Robert Boyd Holbrook (born  September 1, 1981) is an American actor. He has starred in the Netflix series Narcos (2015-2017) as DEA agent Steve Murphy and The Sandman (2022-) as the Corinthian, as well as in the History miniseries Hatfields & McCoys as "Cap" Hatfield. He starred as Billy in The Skeleton Twins (2014), Peter Kristo in A Walk Among the Tombstones (2014), Donald Pierce in Logan (2017), Quinn McKenna in The Predator (2018), Pinkins in O.G. (2019),  Thomas Lockhart in In the Shadow of the Moon (2019), and Ty Shaw in Vengeance (2022).

Early life
Holbrook was born in Prestonsburg, Kentucky, the son of Ellen and Don Holbrook.

Career
Holbrook was discovered while working part-time as a carpenter for Jenny Wiley Theatre in Kentucky. He signed with Elite Models in 2001. He has worked for other agencies such as Wilhelmina Models.

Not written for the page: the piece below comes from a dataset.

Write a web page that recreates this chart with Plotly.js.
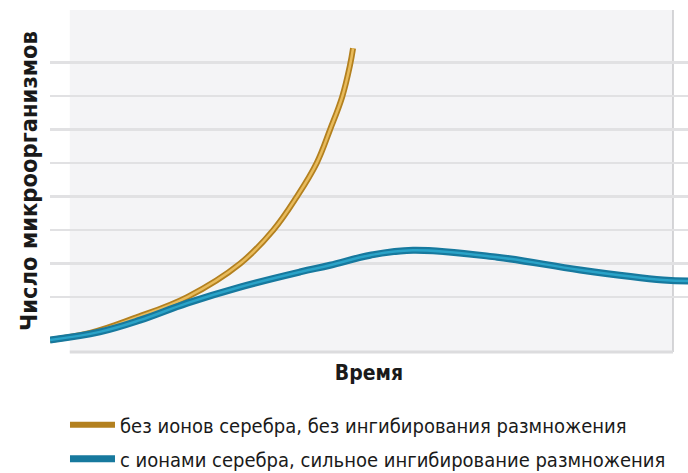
<!DOCTYPE html>
<html>
<head>
<meta charset="utf-8">
<script src="https://cdn.plot.ly/plotly-3.0.1.min.js"></script>
<style>html,body{margin:0;padding:0;background:#fff;}#chart{width:688px;height:473px;}</style>
</head>
<body>
<div id="chart"></div>
<script>
// Time (arbitrary units, 0..100) and number of microorganisms (arbitrary units)
const timeNoSilver = [0, 6.3, 13.2, 21.5, 29.8, 35.0, 38.7, 41.8, 43.9, 45.8, 47.0, 47.5];
const countNoSilver = [-0.28, -0.07, 0.37, 1.0, 2.0, 3.0, 4.0, 5.0, 6.0, 6.98, 7.9, 8.43];

const timeSilver = [0, 7.8, 14.1, 21.5, 29.8, 39.2, 43.9, 50.2, 56.9, 70.1, 83.1, 96.1, 100];
const countSilver = [-0.28, -0.04, 0.31, 0.82, 1.30, 1.75, 1.95, 2.25, 2.40, 2.19, 1.81, 1.51, 1.48];

const gridValues = [1, 2, 3, 4, 5, 6, 7, 8];

const seriesNames = [
  'без ионов серебра, без ингибирования размножения',
  'с ионами серебра, сильное ингибирование размножения'
];
const xTitle = 'Время';
const yTitle = 'Число микроорганизмов';

const narrow = '"DejaVu Sans Condensed", "Liberation Sans Narrow", sans-serif';

const traces = [
  {x: timeNoSilver, y: countNoSilver, mode: 'lines', name: seriesNames[0],
   line: {color: '#b3801f', width: 6, shape: 'spline', smoothing: 1.1}, legendgroup: 'a'},
  {x: timeNoSilver, y: countNoSilver, mode: 'lines', showlegend: false, hoverinfo: 'skip',
   line: {color: '#e8bb5c', width: 2.5, shape: 'spline', smoothing: 1.1}, legendgroup: 'a'},
  {x: timeSilver, y: countSilver, mode: 'lines', name: seriesNames[1],
   line: {color: '#17799e', width: 7, shape: 'spline', smoothing: 1.1}, legendgroup: 'b'},
  {x: timeSilver, y: countSilver, mode: 'lines', showlegend: false, hoverinfo: 'skip',
   line: {color: '#2aa3c8', width: 2.5, shape: 'spline', smoothing: 1.1}, legendgroup: 'b'}
];

const layout = {
  width: 688, height: 473,
  margin: {l: 50, r: 0, t: 10, b: 121, autoexpand: false},
  paper_bgcolor: '#ffffff',
  plot_bgcolor: '#ffffff',
  showlegend: true,
  xaxis: {
    range: [0, 100], showgrid: false, zeroline: false, showticklabels: false, ticks: '',
    showline: false, fixedrange: true,
    title: {text: '<b>' + xTitle + '</b>', font: {family: narrow, size: 21, color: '#1a1a1a'}, standoff: 13}
  },
  yaxis: {
    range: [-0.64, 9.57], tickmode: 'array', tickvals: gridValues, showticklabels: false, ticks: '',
    showgrid: true, gridcolor: '#e1e1e3', gridwidth: 2.5, zeroline: false, showline: false, fixedrange: true,
    title: {text: '<b>' + yTitle + '</b>', font: {family: narrow, size: 23.5, color: '#1a1a1a'}, standoff: 4}
  },
  shapes: [
    {type: 'rect', xref: 'paper', yref: 'paper', x0: 0.031, x1: 0.9765, y0: 0, y1: 1,
     fillcolor: '#f4f4f6', line: {width: 0}, layer: 'below'},
    {type: 'line', xref: 'paper', yref: 'paper', x0: 0.9765, x1: 0.9765, y0: 0, y1: 1,
     line: {color: '#c9c9cb', width: 1.5}, layer: 'below'},
    {type: 'line', xref: 'paper', yref: 'paper', x0: 0.031, x1: 0.9765, y0: 0, y1: 0,
     line: {color: '#dcdcde', width: 3}, layer: 'below'}
  ],
  legend: {
    x: 0.0235, xanchor: 'left', y: -0.156, yanchor: 'top',
    bgcolor: 'rgba(0,0,0,0)', borderwidth: 0,
    font: {family: narrow, size: 20, color: '#1a1a1a'},
    itemwidth: 45, tracegroupgap: 5
  }
};

Plotly.newPlot('chart', traces, layout, {displayModeBar: false, staticPlot: true});
</script>
</body>
</html>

Holbrook has been a model for such designers and labels as Gucci, Jean Paul Gaultier, Versace, Hugo Boss, Bill Blass, Calvin Klein, Moschino, Marc Jacobs and DSquared².

Holbrook and model Omahyra Mota were the subjects of photographer Ellen Von Unwerth Paris gallery exhibition "Omahyra & Boyd" and the 2005 book of that title from Exhibitions International ().

He released a short series of poems through the website Model-Max.com, accompanied by illustrations by Jamie Strachan.

Holbrook studied acting with the William Esper Studio's two-year Meisner Acting Program and with Shane Ann Younts' two-year voice and speech program, and he received an SCPS Certificate in 16mm film from New York University. He also has worked with acting coach Terry Knickerbocker.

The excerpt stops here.